Want to make sure that the U.S. never again gets stuck in a pointless war? Draft Congress!

Thursday, February 10, 2011

No need to raise taxes to balance the State of Ohio budget...

There is a movement among Athens County "Friends" to pledge part of their incomes to increased taxes.

http://www.athensnews.com/ohio/articles.sec--4-1-letters.html

These (well meaning) but uninformed citizens think the guvmint will actually spend our money the way we want it spent. Gubmint is busy stealing from your retirement right now!

We don't need higher income taxes to balance the budget. We need choices. Heck, right now I can take the state budget, end up with a surplus and not take one cent from education or social services.
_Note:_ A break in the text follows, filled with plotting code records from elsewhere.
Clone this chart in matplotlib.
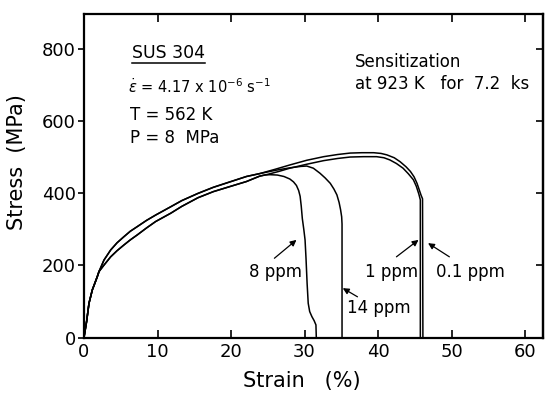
import matplotlib
matplotlib.use('Agg')
import matplotlib.pyplot as plt
from matplotlib.lines import Line2D

# ---------------- data ----------------
strain_ticks = [0, 10, 20, 30, 40, 50, 60]
stress_ticks = [0, 200, 400, 600, 800]

# 0.1 ppm
s01_strain = [0, 0.36, 0.68, 1.13, 1.5, 1.81, 2.04, 2.72, 3.63, 4.5, 5.44, 6.3, 7.26, 8.5,
              9.75, 11.8, 13.3, 15.5, 17.6, 20.0, 22.1, 23.9, 26.0, 28.0, 30.3, 32.6,
              34.5, 36.2, 37.8, 39.4, 40.4, 41.2, 42.2, 43.0, 43.8, 44.4, 44.9, 45.3,
              45.6, 45.85, 46.05, 46.1]
s01_stress = [0, 45, 95, 132, 152, 169, 183, 215, 243, 263, 280, 295, 308, 325,
              340, 363, 380, 400, 417, 433, 447, 455, 467, 479, 492, 502,
              508, 512, 513, 513, 511, 507, 499, 488, 474, 461, 446, 428,
              410, 395, 385, 0]

# 1 ppm
s1_strain = [0, 0.36, 0.68, 1.13, 1.5, 1.81, 2.04, 2.72, 3.63, 4.5, 5.44, 6.3, 7.26, 8.5,
             9.75, 11.8, 13.3, 15.5, 17.6, 20.0, 22.1, 23.9, 25.0, 26.5, 28.0, 30.3,
             32.6, 34.5, 36.2, 38.0, 39.8, 40.8, 41.6, 42.5, 43.4, 44.1, 44.8, 45.2,
             45.55, 45.75, 45.75]
s1_stress = [0, 45, 95, 132, 152, 169, 183, 201, 224, 241, 257, 271, 285, 304,
             322, 345, 364, 388, 405, 420, 433, 448, 453, 461, 470, 481,
             491, 497, 501, 502, 502, 499, 493, 483, 470, 455, 438, 420,
             398, 382, 0]

# 14 ppm
s14_strain = [0, 0.36, 0.68, 1.13, 1.5, 1.81, 2.04, 2.72, 3.63, 4.5, 5.44, 6.3, 7.26, 8.5,
              9.75, 11.8, 13.3, 15.5, 17.6, 20.0, 22.1, 23.9, 26.0, 28.0, 29.5, 30.3,
              31.2, 32.1, 32.8, 33.5, 34.0, 34.4, 34.7, 34.9, 35.05, 35.1, 35.1]
s14_stress = [0, 45, 95, 132, 152, 169, 183, 215, 243, 263, 280, 295, 308, 325,
              340, 363, 380, 400, 417, 433, 447, 455, 464, 471, 475, 476,
              470, 456, 443, 428, 412, 396, 375, 355, 335, 315, 0]

# 8 ppm
s8_strain = [0, 0.36, 0.68, 1.13, 1.5, 1.81, 2.04, 2.72, 3.63, 4.5, 5.44, 6.3, 7.26, 8.5,
             9.75, 11.8, 13.3, 15.5, 17.6, 20.0, 22.1, 23.9, 24.6, 25.3, 26.3, 27.2,
             28.0, 28.5, 28.9, 29.2, 29.4, 29.55, 29.7, 29.9, 30.07, 30.2, 30.35, 30.5,
             30.7, 31.0, 31.3, 31.55, 31.6]
s8_stress = [0, 45, 95, 132, 152, 169, 183, 201, 224, 241, 257, 271, 285, 304,
             322, 345, 364, 388, 405, 420, 433, 448, 451, 452, 451, 447,
             440, 432, 422, 408, 392, 365, 330, 300, 271, 220, 150, 95,
             72, 58, 47, 35, 0]

series = [(s01_strain, s01_stress), (s1_strain, s1_stress),
          (s14_strain, s14_stress), (s8_strain, s8_stress)]

# labels: text, label position, arrow head, arrow tail
labels = ["8 ppm", "14 ppm", "1 ppm", "0.1 ppm"]
label_x = [26.0, 40.1, 41.8, 52.5]
label_y = [183, 81, 183, 183]
head_x = [28.9, 35.2, 45.5, 46.8]
head_y = [271, 137, 271, 262]
tail_x = [25.9, 37.2, 42.5, 49.7]
tail_y = [220, 113, 224, 224]

# ---------------- figure ----------------
plt.rcParams['font.family'] = ['DejaVu Sans']
fig = plt.figure(figsize=(5.45, 3.96), dpi=100)
ax = fig.add_axes([0.1541, 0.1477, 0.8431, 0.8169])

for xs, ys in series:
    ax.plot(xs, ys, color='black', lw=1.1, solid_joinstyle='round')

ax.set_xlim(0, 62.5)
ax.set_ylim(0, 898)
ax.set_xticks(strain_ticks)
ax.set_yticks(stress_ticks)
ax.tick_params(axis='x', direction='in', top=True, length=6, width=1.2,
               labelsize=13, pad=4)
ax.tick_params(axis='y', direction='out', length=4, width=1.2,
               labelsize=13, pad=2)
sec = ax.secondary_yaxis('right')
sec.set_yticks(stress_ticks)
sec.tick_params(direction='in', length=5, width=1.2, labelright=False)
for sp in list(ax.spines.values()) + list(sec.spines.values()):
    sp.set_linewidth(1.6)

ax.set_xlabel("Strain   (%)", fontsize=15, labelpad=3)
ax.xaxis.set_label_coords(0.473, -0.105)
ax.set_ylabel("Stress  (MPa)", fontsize=15, labelpad=4)
ax.yaxis.set_label_coords(-0.124, 0.5425)

for t, lx, ly, hx, hy, tx, ty in zip(labels, label_x, label_y, head_x, head_y, tail_x, tail_y):
    ax.text(lx, ly, t, fontsize=12, ha='center', va='center')
    ax.annotate("", xy=(hx, hy), xytext=(tx, ty),
                arrowprops=dict(arrowstyle='-|>', lw=0.9, color='black',
                                mutation_scale=9, shrinkA=0, shrinkB=0))

sus = ax.text(6.5, 776, "SUS 304", fontsize=12.5, ha='left', va='baseline')
ax.text(6.0, 678, r"$\dot{\varepsilon}$ = 4.17 x 10$^{-6}$ s$^{-1}$", fontsize=10.5,
        ha='left', va='baseline')
ax.text(6.2, 604, "T = 562 K", fontsize=12, ha='left', va='baseline')
ax.text(6.2, 541, "P = 8  MPa", fontsize=12, ha='left', va='baseline')
ax.text(36.9, 752, "Sensitization", fontsize=12, ha='left', va='baseline')
ax.text(36.9, 689, "at 923 K   for  7.2  ks", fontsize=12, ha='left', va='baseline')

# underline for "SUS 304"
fig.canvas.draw()
bb = sus.get_window_extent()
inv = fig.transFigure.inverted()
(x0, y0), (x1, _) = inv.transform([(bb.x0, bb.y0 - 1), (bb.x1, bb.y0 - 1)])
fig.add_artist(Line2D([x0, x1], [y0, y0], transform=fig.transFigure,
                      color='black', lw=1.1))

fig.savefig("out.png", dpi=100)
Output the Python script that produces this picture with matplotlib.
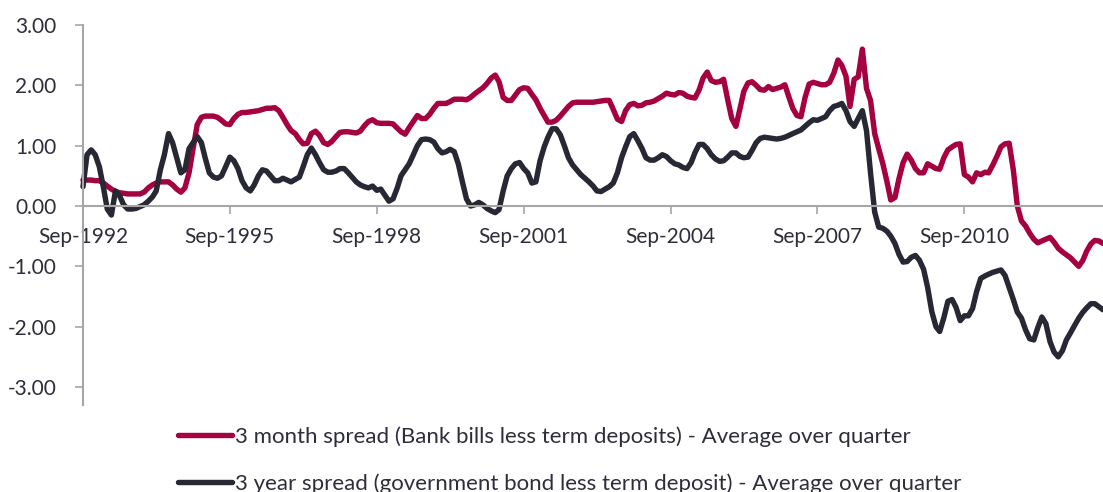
import matplotlib

matplotlib.use("Agg")
import matplotlib.pyplot as plt
import matplotlib.dates as mdates
import pandas as pd
from matplotlib.ticker import FixedLocator, FuncFormatter

plt.rcParams["font.family"] = ["Lato", "DejaVu Sans"]

# Monthly observations, Sep-1992 onwards
START = "1992-09-01"

bank_bill_spread = [
    0.43, 0.43, 0.43, 0.42, 0.42, 0.38, 0.33, 0.28, 0.24, 0.22,
    0.21, 0.20, 0.20, 0.20, 0.20, 0.23, 0.30, 0.35, 0.38, 0.40,
    0.40, 0.40, 0.35, 0.28, 0.23, 0.30, 0.55, 0.95, 1.35, 1.47,
    1.49, 1.49, 1.49, 1.47, 1.42, 1.36, 1.35, 1.45, 1.52, 1.55,
    1.55, 1.56, 1.57, 1.58, 1.60, 1.62, 1.62, 1.63, 1.58, 1.47,
    1.35, 1.25, 1.20, 1.10, 1.03, 1.04, 1.20, 1.24, 1.17, 1.05,
    1.02, 1.07, 1.15, 1.22, 1.23, 1.23, 1.22, 1.21, 1.24, 1.33,
    1.40, 1.43, 1.38, 1.37, 1.37, 1.37, 1.36, 1.29, 1.23, 1.19,
    1.30, 1.40, 1.50, 1.45, 1.45, 1.52, 1.62, 1.70, 1.70, 1.70,
    1.73, 1.77, 1.77, 1.77, 1.76, 1.80, 1.86, 1.91, 1.96, 2.03,
    2.12, 2.17, 2.06, 1.80, 1.75, 1.75, 1.84, 1.93, 1.96, 1.95,
    1.85, 1.76, 1.62, 1.50, 1.39, 1.39, 1.42, 1.49, 1.57, 1.65,
    1.71, 1.72, 1.72, 1.72, 1.72, 1.72, 1.73, 1.74, 1.75, 1.75,
    1.60, 1.44, 1.40, 1.58, 1.68, 1.70, 1.66, 1.67, 1.71, 1.72,
    1.74, 1.78, 1.82, 1.87, 1.85, 1.84, 1.88, 1.87, 1.82, 1.80,
    1.79, 1.92, 2.12, 2.22, 2.08, 2.05, 2.06, 2.10, 1.76, 1.45,
    1.32, 1.62, 1.90, 2.04, 2.06, 2.00, 1.93, 1.92, 1.98, 1.93,
    1.95, 1.97, 2.01, 1.80, 1.62, 1.50, 1.48, 1.80, 2.02, 2.05,
    2.03, 2.01, 2.01, 2.05, 2.20, 2.42, 2.33, 2.15, 1.65, 2.10,
    2.14, 2.60, 1.95, 1.75, 1.20, 0.95, 0.70, 0.40, 0.10, 0.14,
    0.45, 0.72, 0.86, 0.76, 0.62, 0.55, 0.55, 0.70, 0.66, 0.62,
    0.61, 0.80, 0.93, 0.98, 1.02, 1.03, 0.52, 0.48, 0.40, 0.55,
    0.52, 0.56, 0.55, 0.68, 0.82, 0.98, 1.03, 1.04, 0.60, 0.00,
    -0.25, -0.33, -0.45, -0.55, -0.61, -0.58, -0.55, -0.52, -0.60, -0.70,
    -0.76, -0.81, -0.86, -0.93, -1.00, -0.90, -0.75, -0.63, -0.57, -0.58,
    -0.62,
]

govt_bond_spread = [
    0.32, 0.85, 0.93, 0.85, 0.65, 0.30, -0.05, -0.15, 0.25, 0.17,
    0.02, -0.05, -0.05, -0.04, -0.01, 0.02, 0.08, 0.15, 0.25, 0.60,
    0.85, 1.20, 1.05, 0.80, 0.55, 0.60, 0.95, 1.05, 1.15, 1.05,
    0.80, 0.55, 0.48, 0.46, 0.50, 0.65, 0.81, 0.75, 0.62, 0.42,
    0.30, 0.25, 0.35, 0.50, 0.60, 0.58, 0.50, 0.42, 0.42, 0.46,
    0.43, 0.40, 0.44, 0.48, 0.65, 0.85, 0.96, 0.85, 0.72, 0.60,
    0.56, 0.56, 0.58, 0.62, 0.62, 0.55, 0.48, 0.40, 0.35, 0.32,
    0.30, 0.33, 0.26, 0.28, 0.18, 0.08, 0.12, 0.30, 0.50, 0.60,
    0.70, 0.85, 1.00, 1.10, 1.11, 1.10, 1.06, 0.95, 0.88, 0.90,
    0.94, 0.90, 0.70, 0.40, 0.12, 0.00, 0.02, 0.06, 0.02, -0.04,
    -0.08, -0.11, -0.06, 0.25, 0.50, 0.62, 0.70, 0.72, 0.62, 0.55,
    0.38, 0.40, 0.75, 0.98, 1.14, 1.28, 1.28, 1.18, 1.00, 0.80,
    0.68, 0.60, 0.52, 0.46, 0.40, 0.33, 0.25, 0.24, 0.28, 0.32,
    0.38, 0.55, 0.80, 0.98, 1.15, 1.20, 1.08, 0.95, 0.80, 0.76,
    0.76, 0.80, 0.85, 0.82, 0.75, 0.70, 0.68, 0.64, 0.62, 0.72,
    0.88, 1.02, 1.02, 0.95, 0.85, 0.78, 0.74, 0.75, 0.81, 0.88,
    0.88, 0.82, 0.80, 0.81, 0.92, 1.05, 1.12, 1.14, 1.13, 1.12,
    1.11, 1.12, 1.14, 1.17, 1.20, 1.23, 1.26, 1.32, 1.38, 1.43,
    1.42, 1.45, 1.48, 1.58, 1.65, 1.67, 1.70, 1.58, 1.40, 1.32,
    1.45, 1.58, 1.25, 0.55, -0.10, -0.35, -0.37, -0.42, -0.50, -0.62,
    -0.80, -0.93, -0.92, -0.85, -0.82, -0.90, -1.05, -1.35, -1.75, -2.00,
    -2.08, -1.85, -1.58, -1.55, -1.68, -1.90, -1.82, -1.82, -1.70, -1.42,
    -1.20, -1.16, -1.13, -1.10, -1.08, -1.06, -1.15, -1.35, -1.55, -1.76,
    -1.86, -2.05, -2.20, -2.22, -2.02, -1.84, -1.95, -2.25, -2.42, -2.50,
    -2.40, -2.22, -2.10, -1.98, -1.86, -1.76, -1.69, -1.62, -1.62, -1.67,
    -1.72,
]

labels = [
    "3 month spread (Bank bills less term deposits) - Average over quarter",
    "3 year spread (government bond less term deposit) - Average over quarter",
]
y_ticks = [3, 2, 1, 0, -1, -2, -3]
tick_years = [1992, 1995, 1998, 2001, 2004, 2007, 2010]

RED = "#A5003F"
DARK = "#272833"
TEXT = "#2E2E3A"
AXIS = "#A6A6A6"

dates = pd.date_range(START, periods=len(bank_bill_spread), freq="MS")

fig = plt.figure(figsize=(11.03, 4.92), dpi=100)
ax = fig.add_axes([83 / 1103, 1 - 387 / 492, 1 - 83 / 1103, 362 / 492])

ax.plot(dates, bank_bill_spread, color=RED, lw=3.9, solid_joinstyle="round",
        solid_capstyle="round", label=labels[0], clip_on=False)
ax.plot(dates, govt_bond_spread, color=DARK, lw=3.9, solid_joinstyle="round",
        solid_capstyle="round", label=labels[1], clip_on=False)

ax.set_xlim(dates[0], dates[-1])
ax.set_ylim(-3, 3)

# y axis: plain 2-dp labels, small outward ticks, no gridlines
ax.yaxis.set_major_locator(FixedLocator(y_ticks))
ax.yaxis.set_major_formatter(FuncFormatter(lambda v, _: f"{v:.2f}"))
ax.tick_params(axis="y", direction="out", length=6, width=1.2, color=AXIS,
               labelsize=15, labelcolor=TEXT, pad=13)

# x axis sits on the zero line
ax.spines["bottom"].set_position(("data", 0))
ax.xaxis.set_major_locator(FixedLocator(
    [mdates.date2num(pd.Timestamp(f"{y}-09-01")) for y in tick_years]))
ax.xaxis.set_major_formatter(mdates.DateFormatter("%b-%Y"))
ax.tick_params(axis="x", direction="out", length=6, width=1.2, color=AXIS,
               labelsize=15, labelcolor=TEXT, pad=9)

for side in ("top", "right"):
    ax.spines[side].set_visible(False)
for side in ("left", "bottom"):
    ax.spines[side].set_color(AXIS)
    ax.spines[side].set_linewidth(1.5)
ax.spines["left"].set_bounds(-3.3, 3)

leg = fig.legend(loc="upper left", bbox_to_anchor=(178 / 1103, 1 - 426 / 492),
                 frameon=False, fontsize=16, labelcolor=TEXT, handlelength=2.45,
                 handletextpad=0.1, labelspacing=1.2, borderpad=0,
                 borderaxespad=0)

fig.savefig("out.png", dpi=100, facecolor="white")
My score from the C-bus Dispatch online State Budget APP:

http://www.dispatch.com/live/content/insight/budget/index.html


Taxes
* State sales tax: Increase sales tax rate to 7% (raises $3.9 billion)
* State income tax: Cut income taxes by 5% to help Ohioans (costs $800 million)
* 'Pop' tax: One cent per ounce (raises $800 million)
* Exemptions: End sales-tax break for packaging and packaging equipment (raises $460 million)
* Exemptions: End sales-tax exemption for mining and farming equipment (raises $300 million)
* Exemptions: End sales-tax exemption for equipment sold to electricity providers (raises $650 million)


Spending
* No spending cuts were made.


Sell or lease state assets
* Sell state lottery to private operator (raises $5 billion, but ends lottery revenue)
* Sell some state buildings, then lease them back (raises $800 million, but requires future rent payments)


Your budget results
* You have a budget surplus of $3.11 billion.